LSTM - question regarding hidden states

Hello everyone,

I’m implementing an LSTM for a very particular time series problem where I basically have a dynamical system that advances in time and the LSTM analyzes this and makes some predictions.

My question is that I had a bug when I started working on the code which i solved adding this line:

hidden = tuple([each.data for each in hidden])

I don’t really understand why is this needed and what this does, and cannot find anywhere a proper explanation. If you can point me to some resource I would be very grateful.

Thank you in advance.

this is preventing gradient backpropagation, like detach()

And why do we want to do that? In fact I do want to backpropagate in time to learn how the dynamics evolves…

that was an answer about what your code does, I can’t answer why you are using it

1 Like

Sure, the fact is that I see this used all over tutorials but I don’t undersand why.

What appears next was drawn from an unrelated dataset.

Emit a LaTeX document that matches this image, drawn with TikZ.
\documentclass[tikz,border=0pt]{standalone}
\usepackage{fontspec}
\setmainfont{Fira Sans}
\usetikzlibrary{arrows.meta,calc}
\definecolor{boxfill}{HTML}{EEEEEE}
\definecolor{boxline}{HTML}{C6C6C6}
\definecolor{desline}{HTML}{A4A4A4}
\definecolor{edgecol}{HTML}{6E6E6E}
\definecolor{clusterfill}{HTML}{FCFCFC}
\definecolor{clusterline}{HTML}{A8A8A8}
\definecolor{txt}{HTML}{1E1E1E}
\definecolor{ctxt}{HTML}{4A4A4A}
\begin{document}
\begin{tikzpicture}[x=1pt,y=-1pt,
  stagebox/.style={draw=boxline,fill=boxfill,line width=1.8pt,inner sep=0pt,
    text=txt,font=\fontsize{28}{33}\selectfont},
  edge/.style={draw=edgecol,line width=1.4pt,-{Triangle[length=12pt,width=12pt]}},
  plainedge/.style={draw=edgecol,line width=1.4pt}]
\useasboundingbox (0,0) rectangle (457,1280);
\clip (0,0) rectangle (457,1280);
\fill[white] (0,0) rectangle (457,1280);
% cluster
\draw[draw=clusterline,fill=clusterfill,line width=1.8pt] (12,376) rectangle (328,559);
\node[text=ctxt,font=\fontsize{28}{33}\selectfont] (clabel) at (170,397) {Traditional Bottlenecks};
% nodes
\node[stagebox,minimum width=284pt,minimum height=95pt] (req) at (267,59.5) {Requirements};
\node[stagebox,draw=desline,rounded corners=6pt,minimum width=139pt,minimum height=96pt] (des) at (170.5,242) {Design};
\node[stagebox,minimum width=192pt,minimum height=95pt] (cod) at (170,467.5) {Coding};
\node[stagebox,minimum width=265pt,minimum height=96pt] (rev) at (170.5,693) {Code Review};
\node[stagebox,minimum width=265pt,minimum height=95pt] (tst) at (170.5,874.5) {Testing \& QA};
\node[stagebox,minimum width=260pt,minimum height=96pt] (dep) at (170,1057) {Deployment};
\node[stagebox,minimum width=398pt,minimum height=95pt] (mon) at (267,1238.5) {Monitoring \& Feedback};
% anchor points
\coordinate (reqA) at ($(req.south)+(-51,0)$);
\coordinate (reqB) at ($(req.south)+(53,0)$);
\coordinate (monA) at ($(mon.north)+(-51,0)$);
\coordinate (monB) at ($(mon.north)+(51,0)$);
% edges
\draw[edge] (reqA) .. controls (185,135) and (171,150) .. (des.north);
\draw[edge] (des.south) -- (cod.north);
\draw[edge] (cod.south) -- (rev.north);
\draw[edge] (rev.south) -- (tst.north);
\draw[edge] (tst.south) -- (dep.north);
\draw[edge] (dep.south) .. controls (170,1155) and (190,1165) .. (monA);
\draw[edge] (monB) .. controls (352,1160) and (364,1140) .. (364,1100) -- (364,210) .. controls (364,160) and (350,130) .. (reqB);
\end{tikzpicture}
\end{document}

If I need to translate a sentence like “I am going to the park”, I can’t do the detach after each word, right? But maybe I can do the detach at the end of the sentence, before translating a new one, assuming information on the previous sentence has nothing to do with the successive? Or do I need to do the detach after every backward() step that I do? The question is in general when should you do the detach.

Generally you would not need to backprop through hidden states. Detaching hidden states from the graph reduces autograd’s memory and time consumption. Take a look at Time/Memory keeps increasing at every iteration

1 Like